**WHAT THE TASK REQUIRES**:
Please reproduce the lines of the records below from the one holding "Write the Apache ECharts code for this chart." through the one holding "const yRange = [-1.19, -0.01];", inclusive, skipping all pictures.

**GIVEN ENTRIES**:
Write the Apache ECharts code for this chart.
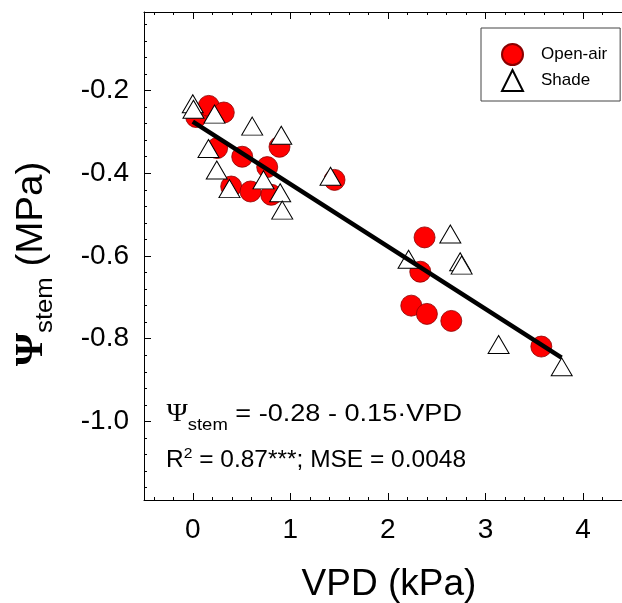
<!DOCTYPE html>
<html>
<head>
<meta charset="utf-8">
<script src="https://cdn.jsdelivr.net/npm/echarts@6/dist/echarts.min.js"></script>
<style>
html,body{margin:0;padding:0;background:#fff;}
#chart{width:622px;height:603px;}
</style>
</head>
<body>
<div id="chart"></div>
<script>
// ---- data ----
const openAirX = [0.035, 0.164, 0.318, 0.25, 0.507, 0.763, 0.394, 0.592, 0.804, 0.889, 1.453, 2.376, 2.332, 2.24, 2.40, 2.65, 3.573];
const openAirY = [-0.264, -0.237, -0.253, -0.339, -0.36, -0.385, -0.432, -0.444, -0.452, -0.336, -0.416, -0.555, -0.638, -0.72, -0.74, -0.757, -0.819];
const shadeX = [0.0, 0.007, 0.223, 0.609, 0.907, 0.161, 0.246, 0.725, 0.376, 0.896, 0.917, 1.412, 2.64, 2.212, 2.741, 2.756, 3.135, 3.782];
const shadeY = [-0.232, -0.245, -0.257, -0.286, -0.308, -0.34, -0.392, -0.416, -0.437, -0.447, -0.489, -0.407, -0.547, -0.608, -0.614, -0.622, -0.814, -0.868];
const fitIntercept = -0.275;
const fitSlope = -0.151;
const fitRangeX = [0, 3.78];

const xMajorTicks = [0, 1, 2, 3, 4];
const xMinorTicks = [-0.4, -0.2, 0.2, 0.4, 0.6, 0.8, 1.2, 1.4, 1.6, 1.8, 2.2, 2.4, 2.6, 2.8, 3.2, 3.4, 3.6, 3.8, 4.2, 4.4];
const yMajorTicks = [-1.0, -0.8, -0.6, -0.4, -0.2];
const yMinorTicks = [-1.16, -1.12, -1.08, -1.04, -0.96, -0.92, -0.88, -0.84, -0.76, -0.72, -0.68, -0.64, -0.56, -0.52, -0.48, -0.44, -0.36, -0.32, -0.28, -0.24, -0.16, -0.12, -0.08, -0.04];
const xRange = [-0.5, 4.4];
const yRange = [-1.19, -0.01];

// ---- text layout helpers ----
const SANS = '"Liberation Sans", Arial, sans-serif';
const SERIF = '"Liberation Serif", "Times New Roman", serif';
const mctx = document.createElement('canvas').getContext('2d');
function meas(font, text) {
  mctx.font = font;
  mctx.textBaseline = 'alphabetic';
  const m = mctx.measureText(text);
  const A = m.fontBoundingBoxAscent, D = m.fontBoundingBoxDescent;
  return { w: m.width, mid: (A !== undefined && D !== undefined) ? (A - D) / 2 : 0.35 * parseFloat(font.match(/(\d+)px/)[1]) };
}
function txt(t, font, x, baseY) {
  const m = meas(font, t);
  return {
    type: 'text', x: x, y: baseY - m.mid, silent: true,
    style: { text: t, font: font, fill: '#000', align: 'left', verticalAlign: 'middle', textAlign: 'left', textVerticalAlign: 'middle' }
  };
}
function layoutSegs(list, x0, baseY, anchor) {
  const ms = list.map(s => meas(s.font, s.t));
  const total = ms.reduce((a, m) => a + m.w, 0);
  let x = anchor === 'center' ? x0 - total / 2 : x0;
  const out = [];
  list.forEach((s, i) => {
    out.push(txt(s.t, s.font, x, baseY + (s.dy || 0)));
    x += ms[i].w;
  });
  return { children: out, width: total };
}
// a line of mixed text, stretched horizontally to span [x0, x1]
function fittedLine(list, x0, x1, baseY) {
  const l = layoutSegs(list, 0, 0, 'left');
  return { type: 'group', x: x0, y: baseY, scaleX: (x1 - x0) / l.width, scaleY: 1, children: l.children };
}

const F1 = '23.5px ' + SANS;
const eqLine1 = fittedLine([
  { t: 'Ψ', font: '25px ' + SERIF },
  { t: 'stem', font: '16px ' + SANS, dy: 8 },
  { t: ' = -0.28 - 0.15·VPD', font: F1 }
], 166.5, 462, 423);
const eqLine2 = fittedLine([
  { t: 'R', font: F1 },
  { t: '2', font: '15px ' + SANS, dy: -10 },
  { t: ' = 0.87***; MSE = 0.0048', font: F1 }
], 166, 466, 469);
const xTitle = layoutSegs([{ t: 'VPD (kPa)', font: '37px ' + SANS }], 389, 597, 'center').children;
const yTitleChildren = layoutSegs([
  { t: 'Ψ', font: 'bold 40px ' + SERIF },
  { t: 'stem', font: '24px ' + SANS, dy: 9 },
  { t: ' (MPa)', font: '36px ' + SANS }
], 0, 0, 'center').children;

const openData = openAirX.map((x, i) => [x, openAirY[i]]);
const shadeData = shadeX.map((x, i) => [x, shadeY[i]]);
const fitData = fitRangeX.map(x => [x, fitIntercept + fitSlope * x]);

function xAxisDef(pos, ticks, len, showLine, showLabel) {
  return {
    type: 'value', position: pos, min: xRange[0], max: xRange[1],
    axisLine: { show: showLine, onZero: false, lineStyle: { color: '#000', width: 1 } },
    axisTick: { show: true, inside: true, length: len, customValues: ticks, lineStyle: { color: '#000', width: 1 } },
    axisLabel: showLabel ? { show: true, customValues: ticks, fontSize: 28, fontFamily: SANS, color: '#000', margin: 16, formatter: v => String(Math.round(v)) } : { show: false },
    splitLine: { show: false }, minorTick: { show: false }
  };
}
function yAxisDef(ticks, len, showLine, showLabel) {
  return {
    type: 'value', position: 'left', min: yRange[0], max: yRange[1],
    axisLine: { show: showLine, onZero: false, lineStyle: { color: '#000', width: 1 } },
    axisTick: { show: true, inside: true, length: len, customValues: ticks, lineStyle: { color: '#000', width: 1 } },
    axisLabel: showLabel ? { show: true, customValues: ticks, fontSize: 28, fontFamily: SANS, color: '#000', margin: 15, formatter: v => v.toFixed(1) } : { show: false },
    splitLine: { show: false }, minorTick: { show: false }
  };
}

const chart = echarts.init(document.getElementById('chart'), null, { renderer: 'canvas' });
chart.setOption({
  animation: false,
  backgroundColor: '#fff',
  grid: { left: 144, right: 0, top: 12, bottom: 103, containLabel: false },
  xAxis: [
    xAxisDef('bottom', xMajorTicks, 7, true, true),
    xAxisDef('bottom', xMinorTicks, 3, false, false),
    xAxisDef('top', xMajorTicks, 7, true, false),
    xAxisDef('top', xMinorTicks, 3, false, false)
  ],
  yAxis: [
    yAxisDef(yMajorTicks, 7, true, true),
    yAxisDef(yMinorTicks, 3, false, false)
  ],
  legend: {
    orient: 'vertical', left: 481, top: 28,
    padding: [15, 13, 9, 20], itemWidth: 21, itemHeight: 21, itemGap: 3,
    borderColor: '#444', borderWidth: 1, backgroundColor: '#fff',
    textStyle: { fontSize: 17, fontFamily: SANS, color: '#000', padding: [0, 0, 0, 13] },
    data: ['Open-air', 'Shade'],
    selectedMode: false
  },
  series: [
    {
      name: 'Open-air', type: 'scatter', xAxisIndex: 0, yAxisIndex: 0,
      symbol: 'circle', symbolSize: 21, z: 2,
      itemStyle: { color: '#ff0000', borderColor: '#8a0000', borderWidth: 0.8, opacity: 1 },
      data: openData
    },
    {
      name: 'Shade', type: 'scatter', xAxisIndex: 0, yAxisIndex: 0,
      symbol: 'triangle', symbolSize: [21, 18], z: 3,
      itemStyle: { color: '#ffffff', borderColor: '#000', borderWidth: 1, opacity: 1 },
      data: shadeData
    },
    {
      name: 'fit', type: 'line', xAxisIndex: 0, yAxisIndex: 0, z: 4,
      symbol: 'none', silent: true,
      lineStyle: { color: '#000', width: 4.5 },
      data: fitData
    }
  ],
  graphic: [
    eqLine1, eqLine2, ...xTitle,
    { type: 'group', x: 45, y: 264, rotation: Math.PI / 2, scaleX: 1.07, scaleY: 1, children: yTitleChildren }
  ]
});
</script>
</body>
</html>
==
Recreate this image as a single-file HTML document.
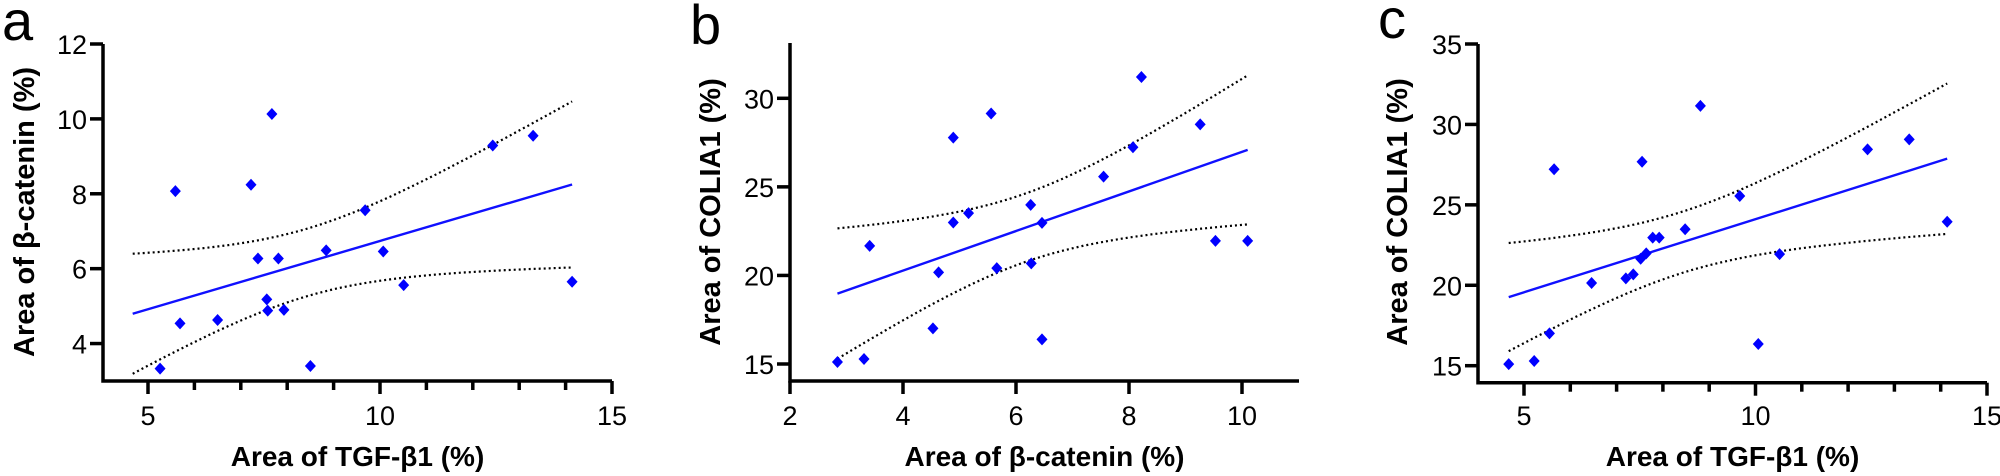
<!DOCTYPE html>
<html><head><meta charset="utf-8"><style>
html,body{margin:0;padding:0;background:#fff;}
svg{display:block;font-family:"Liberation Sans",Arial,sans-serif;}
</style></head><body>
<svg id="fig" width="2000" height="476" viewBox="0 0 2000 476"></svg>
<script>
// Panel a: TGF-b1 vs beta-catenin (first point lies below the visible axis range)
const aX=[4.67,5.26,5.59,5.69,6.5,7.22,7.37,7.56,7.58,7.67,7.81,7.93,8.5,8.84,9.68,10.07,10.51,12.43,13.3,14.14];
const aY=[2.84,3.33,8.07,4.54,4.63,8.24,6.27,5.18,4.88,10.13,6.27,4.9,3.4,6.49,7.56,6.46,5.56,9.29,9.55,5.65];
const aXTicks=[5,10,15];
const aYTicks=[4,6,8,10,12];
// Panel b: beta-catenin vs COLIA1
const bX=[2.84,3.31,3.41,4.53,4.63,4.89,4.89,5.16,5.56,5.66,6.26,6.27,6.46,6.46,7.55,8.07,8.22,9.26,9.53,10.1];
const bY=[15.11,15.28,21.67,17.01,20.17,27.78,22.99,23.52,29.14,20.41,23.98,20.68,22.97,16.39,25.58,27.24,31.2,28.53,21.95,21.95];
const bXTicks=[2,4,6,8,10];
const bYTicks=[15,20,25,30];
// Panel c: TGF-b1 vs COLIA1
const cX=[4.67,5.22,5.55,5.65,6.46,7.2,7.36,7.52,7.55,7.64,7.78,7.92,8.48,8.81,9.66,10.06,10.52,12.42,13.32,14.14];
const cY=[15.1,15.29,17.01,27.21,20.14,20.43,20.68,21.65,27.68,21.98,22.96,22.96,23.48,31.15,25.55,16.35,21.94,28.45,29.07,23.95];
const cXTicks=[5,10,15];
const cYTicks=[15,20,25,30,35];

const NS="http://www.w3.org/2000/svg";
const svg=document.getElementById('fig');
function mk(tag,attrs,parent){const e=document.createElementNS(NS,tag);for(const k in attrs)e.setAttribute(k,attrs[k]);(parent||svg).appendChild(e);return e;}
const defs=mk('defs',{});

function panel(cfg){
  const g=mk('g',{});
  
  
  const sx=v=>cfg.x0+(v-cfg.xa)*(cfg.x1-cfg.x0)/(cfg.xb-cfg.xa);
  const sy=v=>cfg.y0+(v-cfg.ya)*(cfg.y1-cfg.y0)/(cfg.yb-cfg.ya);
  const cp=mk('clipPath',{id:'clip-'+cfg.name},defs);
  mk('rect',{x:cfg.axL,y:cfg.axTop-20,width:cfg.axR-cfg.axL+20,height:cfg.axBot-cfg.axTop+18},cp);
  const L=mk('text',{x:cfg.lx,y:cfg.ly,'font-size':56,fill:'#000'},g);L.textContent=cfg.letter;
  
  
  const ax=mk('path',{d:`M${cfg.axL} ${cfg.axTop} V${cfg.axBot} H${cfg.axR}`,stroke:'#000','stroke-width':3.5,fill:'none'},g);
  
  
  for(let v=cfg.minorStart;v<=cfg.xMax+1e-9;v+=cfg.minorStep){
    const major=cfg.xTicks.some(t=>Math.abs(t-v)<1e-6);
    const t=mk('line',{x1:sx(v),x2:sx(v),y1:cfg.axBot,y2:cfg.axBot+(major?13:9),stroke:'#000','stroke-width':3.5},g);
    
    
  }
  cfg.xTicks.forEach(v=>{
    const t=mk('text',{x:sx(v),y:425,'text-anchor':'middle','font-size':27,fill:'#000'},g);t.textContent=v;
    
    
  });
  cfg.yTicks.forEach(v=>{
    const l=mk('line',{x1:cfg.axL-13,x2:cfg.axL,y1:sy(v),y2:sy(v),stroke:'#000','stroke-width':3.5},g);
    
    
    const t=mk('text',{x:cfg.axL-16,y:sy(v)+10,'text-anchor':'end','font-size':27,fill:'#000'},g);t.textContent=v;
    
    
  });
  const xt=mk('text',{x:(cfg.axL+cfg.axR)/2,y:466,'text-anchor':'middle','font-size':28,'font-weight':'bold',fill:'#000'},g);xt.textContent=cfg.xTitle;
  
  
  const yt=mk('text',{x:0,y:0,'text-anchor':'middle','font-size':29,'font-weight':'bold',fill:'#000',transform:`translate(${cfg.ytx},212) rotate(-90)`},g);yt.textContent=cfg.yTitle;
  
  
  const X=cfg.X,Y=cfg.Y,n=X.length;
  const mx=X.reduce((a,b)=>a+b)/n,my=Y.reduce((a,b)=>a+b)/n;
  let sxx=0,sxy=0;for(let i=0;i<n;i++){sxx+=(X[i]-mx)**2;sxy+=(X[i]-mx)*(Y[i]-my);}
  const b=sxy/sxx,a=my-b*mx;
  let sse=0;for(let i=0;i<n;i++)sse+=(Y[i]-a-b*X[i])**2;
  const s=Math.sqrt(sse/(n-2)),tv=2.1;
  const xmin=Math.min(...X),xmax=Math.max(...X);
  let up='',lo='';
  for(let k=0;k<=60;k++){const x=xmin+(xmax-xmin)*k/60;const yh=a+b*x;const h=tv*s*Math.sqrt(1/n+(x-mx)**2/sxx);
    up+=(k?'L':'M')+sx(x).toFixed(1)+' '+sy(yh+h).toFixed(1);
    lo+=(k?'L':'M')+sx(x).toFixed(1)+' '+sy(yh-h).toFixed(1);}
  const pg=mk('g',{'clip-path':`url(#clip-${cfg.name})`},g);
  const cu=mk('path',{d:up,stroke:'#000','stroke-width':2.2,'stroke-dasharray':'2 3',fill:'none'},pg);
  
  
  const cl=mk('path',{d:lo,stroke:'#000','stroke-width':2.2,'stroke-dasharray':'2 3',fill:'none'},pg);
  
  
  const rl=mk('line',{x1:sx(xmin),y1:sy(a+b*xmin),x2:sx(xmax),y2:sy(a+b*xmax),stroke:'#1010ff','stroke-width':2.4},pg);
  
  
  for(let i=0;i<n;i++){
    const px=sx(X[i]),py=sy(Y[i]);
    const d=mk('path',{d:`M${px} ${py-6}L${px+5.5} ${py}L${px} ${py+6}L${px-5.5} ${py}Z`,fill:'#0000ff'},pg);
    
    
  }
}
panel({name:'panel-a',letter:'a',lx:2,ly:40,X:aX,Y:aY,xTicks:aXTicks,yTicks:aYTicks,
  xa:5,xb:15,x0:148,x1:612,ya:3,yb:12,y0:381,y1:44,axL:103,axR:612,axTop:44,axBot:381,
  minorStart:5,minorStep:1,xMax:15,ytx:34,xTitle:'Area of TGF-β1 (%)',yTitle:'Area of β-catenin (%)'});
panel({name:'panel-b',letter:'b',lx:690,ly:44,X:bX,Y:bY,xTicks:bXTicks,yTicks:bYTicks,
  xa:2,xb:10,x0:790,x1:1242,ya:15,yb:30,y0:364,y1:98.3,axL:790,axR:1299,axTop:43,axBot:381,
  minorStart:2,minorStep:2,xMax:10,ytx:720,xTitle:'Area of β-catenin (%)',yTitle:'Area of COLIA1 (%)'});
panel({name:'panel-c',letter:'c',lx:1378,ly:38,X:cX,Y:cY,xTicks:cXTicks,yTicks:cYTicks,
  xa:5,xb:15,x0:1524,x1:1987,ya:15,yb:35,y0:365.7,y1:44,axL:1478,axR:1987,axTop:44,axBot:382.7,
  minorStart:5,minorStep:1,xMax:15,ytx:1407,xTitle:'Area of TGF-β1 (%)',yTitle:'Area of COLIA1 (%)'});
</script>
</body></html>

**CORRECT RESPONSE**:
Write the Apache ECharts code for this chart.
<!DOCTYPE html>
<html>
<head>
<meta charset="utf-8">
<script src="https://cdn.jsdelivr.net/npm/echarts@6/dist/echarts.min.js"></script>
<style>
html,body{margin:0;padding:0;background:#fff;}
#chart{width:622px;height:603px;}
</style>
</head>
<body>
<div id="chart"></div>
<script>
// ---- data ----
const openAirX = [0.035, 0.164, 0.318, 0.25, 0.507, 0.763, 0.394, 0.592, 0.804, 0.889, 1.453, 2.376, 2.332, 2.24, 2.40, 2.65, 3.573];
const openAirY = [-0.264, -0.237, -0.253, -0.339, -0.36, -0.385, -0.432, -0.444, -0.452, -0.336, -0.416, -0.555, -0.638, -0.72, -0.74, -0.757, -0.819];
const shadeX = [0.0, 0.007, 0.223, 0.609, 0.907, 0.161, 0.246, 0.725, 0.376, 0.896, 0.917, 1.412, 2.64, 2.212, 2.741, 2.756, 3.135, 3.782];
const shadeY = [-0.232, -0.245, -0.257, -0.286, -0.308, -0.34, -0.392, -0.416, -0.437, -0.447, -0.489, -0.407, -0.547, -0.608, -0.614, -0.622, -0.814, -0.868];
const fitIntercept = -0.275;
const fitSlope = -0.151;
const fitRangeX = [0, 3.78];

const xMajorTicks = [0, 1, 2, 3, 4];
const xMinorTicks = [-0.4, -0.2, 0.2, 0.4, 0.6, 0.8, 1.2, 1.4, 1.6, 1.8, 2.2, 2.4, 2.6, 2.8, 3.2, 3.4, 3.6, 3.8, 4.2, 4.4];
const yMajorTicks = [-1.0, -0.8, -0.6, -0.4, -0.2];
const yMinorTicks = [-1.16, -1.12, -1.08, -1.04, -0.96, -0.92, -0.88, -0.84, -0.76, -0.72, -0.68, -0.64, -0.56, -0.52, -0.48, -0.44, -0.36, -0.32, -0.28, -0.24, -0.16, -0.12, -0.08, -0.04];
const xRange = [-0.5, 4.4];
const yRange = [-1.19, -0.01];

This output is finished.